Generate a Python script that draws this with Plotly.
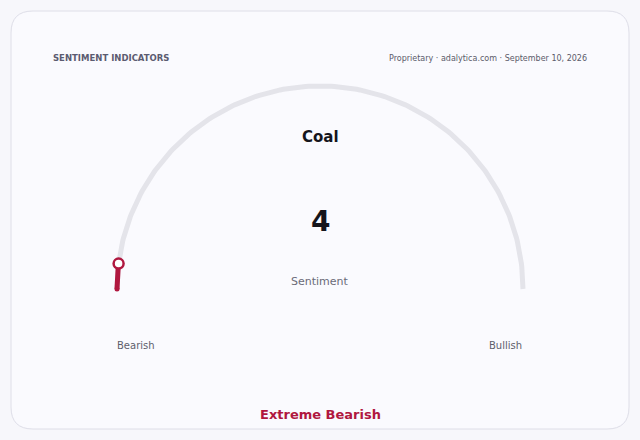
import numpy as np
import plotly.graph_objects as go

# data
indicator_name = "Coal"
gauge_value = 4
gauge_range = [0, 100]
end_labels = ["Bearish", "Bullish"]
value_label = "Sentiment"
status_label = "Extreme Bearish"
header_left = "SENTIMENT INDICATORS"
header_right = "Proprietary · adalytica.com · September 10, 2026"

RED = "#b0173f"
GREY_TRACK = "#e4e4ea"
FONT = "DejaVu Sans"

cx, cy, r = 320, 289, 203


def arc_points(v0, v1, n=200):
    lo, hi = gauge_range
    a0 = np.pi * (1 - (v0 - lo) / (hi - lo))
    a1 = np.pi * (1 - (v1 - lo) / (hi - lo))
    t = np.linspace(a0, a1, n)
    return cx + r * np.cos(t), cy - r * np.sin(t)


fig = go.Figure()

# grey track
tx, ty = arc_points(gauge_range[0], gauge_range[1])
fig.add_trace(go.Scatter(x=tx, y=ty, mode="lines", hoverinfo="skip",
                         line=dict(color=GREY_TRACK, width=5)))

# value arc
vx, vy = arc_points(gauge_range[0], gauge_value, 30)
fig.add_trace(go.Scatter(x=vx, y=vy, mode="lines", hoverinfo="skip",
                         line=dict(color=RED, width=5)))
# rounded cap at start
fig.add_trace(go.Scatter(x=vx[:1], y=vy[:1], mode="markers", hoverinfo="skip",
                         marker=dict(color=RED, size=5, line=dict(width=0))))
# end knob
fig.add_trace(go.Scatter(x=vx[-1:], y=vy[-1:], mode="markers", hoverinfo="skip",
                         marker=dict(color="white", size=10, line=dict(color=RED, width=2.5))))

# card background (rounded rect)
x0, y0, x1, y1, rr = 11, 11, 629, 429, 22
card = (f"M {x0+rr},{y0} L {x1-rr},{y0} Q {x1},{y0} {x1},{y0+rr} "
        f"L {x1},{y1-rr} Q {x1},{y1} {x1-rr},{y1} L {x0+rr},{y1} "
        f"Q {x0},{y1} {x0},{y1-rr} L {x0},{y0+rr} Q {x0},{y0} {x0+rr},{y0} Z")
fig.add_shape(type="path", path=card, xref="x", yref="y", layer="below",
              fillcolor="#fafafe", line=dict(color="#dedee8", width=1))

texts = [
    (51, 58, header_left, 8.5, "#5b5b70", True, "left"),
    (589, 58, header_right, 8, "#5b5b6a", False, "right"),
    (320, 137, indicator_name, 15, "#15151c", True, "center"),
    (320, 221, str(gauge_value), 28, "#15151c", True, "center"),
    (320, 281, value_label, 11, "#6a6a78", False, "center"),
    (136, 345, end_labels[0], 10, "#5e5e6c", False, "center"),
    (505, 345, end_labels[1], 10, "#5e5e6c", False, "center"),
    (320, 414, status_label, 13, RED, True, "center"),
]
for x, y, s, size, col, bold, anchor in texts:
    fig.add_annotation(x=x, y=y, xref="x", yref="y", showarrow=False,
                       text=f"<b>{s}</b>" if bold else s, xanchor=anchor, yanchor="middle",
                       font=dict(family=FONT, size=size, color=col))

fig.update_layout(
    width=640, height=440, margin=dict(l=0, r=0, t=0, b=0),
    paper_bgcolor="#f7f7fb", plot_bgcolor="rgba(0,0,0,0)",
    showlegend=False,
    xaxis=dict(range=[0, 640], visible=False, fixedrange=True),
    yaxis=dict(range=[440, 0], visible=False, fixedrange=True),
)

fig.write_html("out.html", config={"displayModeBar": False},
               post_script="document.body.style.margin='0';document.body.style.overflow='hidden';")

AIM:
Quote every line word for word and keep the images out of the copy.

FINISHED EXERCISE:
Generate a Python script that draws this with Plotly.
import numpy as np
import plotly.graph_objects as go

# data
indicator_name = "Coal"
gauge_value = 4
gauge_range = [0, 100]
end_labels = ["Bearish", "Bullish"]
value_label = "Sentiment"
status_label = "Extreme Bearish"
header_left = "SENTIMENT INDICATORS"
header_right = "Proprietary · adalytica.com · September 10, 2026"

RED = "#b0173f"
GREY_TRACK = "#e4e4ea"
FONT = "DejaVu Sans"

cx, cy, r = 320, 289, 203


def arc_points(v0, v1, n=200):
    lo, hi = gauge_range
    a0 = np.pi * (1 - (v0 - lo) / (hi - lo))
    a1 = np.pi * (1 - (v1 - lo) / (hi - lo))
    t = np.linspace(a0, a1, n)
    return cx + r * np.cos(t), cy - r * np.sin(t)


fig = go.Figure()

# grey track
tx, ty = arc_points(gauge_range[0], gauge_range[1])
fig.add_trace(go.Scatter(x=tx, y=ty, mode="lines", hoverinfo="skip",
                         line=dict(color=GREY_TRACK, width=5)))

# value arc
vx, vy = arc_points(gauge_range[0], gauge_value, 30)
fig.add_trace(go.Scatter(x=vx, y=vy, mode="lines", hoverinfo="skip",
                         line=dict(color=RED, width=5)))
# rounded cap at start
fig.add_trace(go.Scatter(x=vx[:1], y=vy[:1], mode="markers", hoverinfo="skip",
                         marker=dict(color=RED, size=5, line=dict(width=0))))
# end knob
fig.add_trace(go.Scatter(x=vx[-1:], y=vy[-1:], mode="markers", hoverinfo="skip",
                         marker=dict(color="white", size=10, line=dict(color=RED, width=2.5))))

# card background (rounded rect)
x0, y0, x1, y1, rr = 11, 11, 629, 429, 22
card = (f"M {x0+rr},{y0} L {x1-rr},{y0} Q {x1},{y0} {x1},{y0+rr} "
        f"L {x1},{y1-rr} Q {x1},{y1} {x1-rr},{y1} L {x0+rr},{y1} "
        f"Q {x0},{y1} {x0},{y1-rr} L {x0},{y0+rr} Q {x0},{y0} {x0+rr},{y0} Z")
fig.add_shape(type="path", path=card, xref="x", yref="y", layer="below",
              fillcolor="#fafafe", line=dict(color="#dedee8", width=1))

texts = [
    (51, 58, header_left, 8.5, "#5b5b70", True, "left"),
    (589, 58, header_right, 8, "#5b5b6a", False, "right"),
    (320, 137, indicator_name, 15, "#15151c", True, "center"),
    (320, 221, str(gauge_value), 28, "#15151c", True, "center"),
    (320, 281, value_label, 11, "#6a6a78", False, "center"),
    (136, 345, end_labels[0], 10, "#5e5e6c", False, "center"),
    (505, 345, end_labels[1], 10, "#5e5e6c", False, "center"),
    (320, 414, status_label, 13, RED, True, "center"),
]
for x, y, s, size, col, bold, anchor in texts:
    fig.add_annotation(x=x, y=y, xref="x", yref="y", showarrow=False,
                       text=f"<b>{s}</b>" if bold else s, xanchor=anchor, yanchor="middle",
                       font=dict(family=FONT, size=size, color=col))

fig.update_layout(
    width=640, height=440, margin=dict(l=0, r=0, t=0, b=0),
    paper_bgcolor="#f7f7fb", plot_bgcolor="rgba(0,0,0,0)",
    showlegend=False,
    xaxis=dict(range=[0, 640], visible=False, fixedrange=True),
    yaxis=dict(range=[440, 0], visible=False, fixedrange=True),
)

fig.write_html("out.html", config={"displayModeBar": False},
               post_script="document.body.style.margin='0';document.body.style.overflow='hidden';")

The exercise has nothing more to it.